EXERCISE AIM | Show all lines from the data that include the word "this".

GIVEN MATERIAL |
━━━━

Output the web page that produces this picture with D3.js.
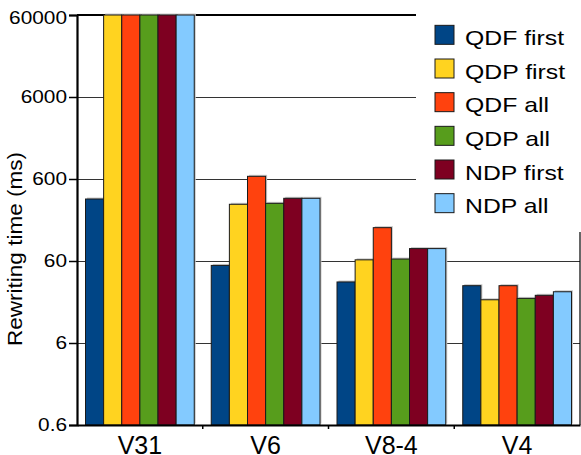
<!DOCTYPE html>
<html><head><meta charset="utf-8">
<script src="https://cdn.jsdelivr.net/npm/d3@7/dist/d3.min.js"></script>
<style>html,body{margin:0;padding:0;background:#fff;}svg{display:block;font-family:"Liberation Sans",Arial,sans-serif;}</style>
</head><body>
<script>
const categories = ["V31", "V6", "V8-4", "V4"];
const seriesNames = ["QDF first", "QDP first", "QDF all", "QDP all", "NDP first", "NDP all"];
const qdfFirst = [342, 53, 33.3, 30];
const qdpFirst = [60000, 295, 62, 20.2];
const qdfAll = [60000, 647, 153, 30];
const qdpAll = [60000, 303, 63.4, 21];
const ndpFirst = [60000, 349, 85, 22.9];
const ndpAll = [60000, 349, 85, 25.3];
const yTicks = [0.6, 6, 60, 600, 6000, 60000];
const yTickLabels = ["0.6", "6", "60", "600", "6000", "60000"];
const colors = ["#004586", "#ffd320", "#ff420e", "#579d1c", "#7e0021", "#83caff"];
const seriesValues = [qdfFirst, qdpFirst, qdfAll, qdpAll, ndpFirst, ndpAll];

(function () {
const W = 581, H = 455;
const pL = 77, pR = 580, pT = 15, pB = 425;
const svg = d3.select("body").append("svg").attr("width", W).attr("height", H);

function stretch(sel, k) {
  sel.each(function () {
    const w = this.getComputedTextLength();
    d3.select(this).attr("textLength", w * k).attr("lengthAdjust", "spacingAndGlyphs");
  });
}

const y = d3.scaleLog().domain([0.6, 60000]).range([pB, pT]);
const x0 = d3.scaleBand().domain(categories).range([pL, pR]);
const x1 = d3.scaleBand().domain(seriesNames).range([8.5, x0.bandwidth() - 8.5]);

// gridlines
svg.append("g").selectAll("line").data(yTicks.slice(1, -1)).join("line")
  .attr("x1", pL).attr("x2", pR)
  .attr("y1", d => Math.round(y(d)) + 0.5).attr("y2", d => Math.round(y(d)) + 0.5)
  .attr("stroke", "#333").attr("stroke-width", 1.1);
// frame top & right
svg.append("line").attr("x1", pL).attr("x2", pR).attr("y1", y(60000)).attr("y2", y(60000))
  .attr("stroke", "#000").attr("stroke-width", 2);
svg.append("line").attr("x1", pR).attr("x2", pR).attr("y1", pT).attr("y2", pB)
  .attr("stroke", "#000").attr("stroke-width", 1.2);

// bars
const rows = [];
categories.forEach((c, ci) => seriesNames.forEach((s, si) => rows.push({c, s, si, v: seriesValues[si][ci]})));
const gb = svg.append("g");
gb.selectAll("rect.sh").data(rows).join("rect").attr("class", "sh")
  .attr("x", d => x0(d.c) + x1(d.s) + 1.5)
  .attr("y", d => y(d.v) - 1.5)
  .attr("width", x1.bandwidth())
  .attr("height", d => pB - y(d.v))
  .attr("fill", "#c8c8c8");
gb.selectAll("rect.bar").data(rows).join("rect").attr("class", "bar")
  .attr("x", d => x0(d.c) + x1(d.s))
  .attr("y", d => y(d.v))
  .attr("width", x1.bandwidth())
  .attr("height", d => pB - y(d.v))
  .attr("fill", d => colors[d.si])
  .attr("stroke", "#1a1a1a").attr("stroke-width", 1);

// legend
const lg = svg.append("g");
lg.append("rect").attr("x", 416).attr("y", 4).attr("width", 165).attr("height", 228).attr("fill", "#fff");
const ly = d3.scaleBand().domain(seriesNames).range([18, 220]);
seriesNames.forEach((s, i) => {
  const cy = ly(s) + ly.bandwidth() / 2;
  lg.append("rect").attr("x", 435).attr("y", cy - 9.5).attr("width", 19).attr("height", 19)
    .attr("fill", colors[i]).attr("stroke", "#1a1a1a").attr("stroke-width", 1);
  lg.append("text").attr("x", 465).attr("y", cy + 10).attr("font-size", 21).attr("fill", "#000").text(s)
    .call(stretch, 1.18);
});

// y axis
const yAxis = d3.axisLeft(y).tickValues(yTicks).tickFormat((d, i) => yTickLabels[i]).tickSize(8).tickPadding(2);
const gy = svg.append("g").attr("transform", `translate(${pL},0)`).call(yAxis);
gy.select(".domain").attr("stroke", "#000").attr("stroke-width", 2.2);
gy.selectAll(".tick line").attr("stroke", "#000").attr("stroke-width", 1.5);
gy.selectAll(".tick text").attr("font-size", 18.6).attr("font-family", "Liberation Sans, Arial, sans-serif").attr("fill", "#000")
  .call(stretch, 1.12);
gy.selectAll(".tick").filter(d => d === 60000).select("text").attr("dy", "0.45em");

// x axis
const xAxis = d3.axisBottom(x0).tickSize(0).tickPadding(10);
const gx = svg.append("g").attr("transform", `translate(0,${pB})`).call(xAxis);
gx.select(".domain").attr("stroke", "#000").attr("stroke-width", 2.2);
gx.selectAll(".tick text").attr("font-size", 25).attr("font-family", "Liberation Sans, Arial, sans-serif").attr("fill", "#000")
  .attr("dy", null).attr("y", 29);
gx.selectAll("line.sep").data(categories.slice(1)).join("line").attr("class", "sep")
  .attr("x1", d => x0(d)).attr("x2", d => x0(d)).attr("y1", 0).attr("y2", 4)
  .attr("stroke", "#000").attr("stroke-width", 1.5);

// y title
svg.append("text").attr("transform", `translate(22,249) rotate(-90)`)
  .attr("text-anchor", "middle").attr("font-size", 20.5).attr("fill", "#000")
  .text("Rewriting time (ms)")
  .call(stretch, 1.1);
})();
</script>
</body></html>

━━━━

PROBLEM SOLUTION |
Output the web page that produces this picture with D3.js.
    const w = this.getComputedTextLength();
    d3.select(this).attr("textLength", w * k).attr("lengthAdjust", "spacingAndGlyphs");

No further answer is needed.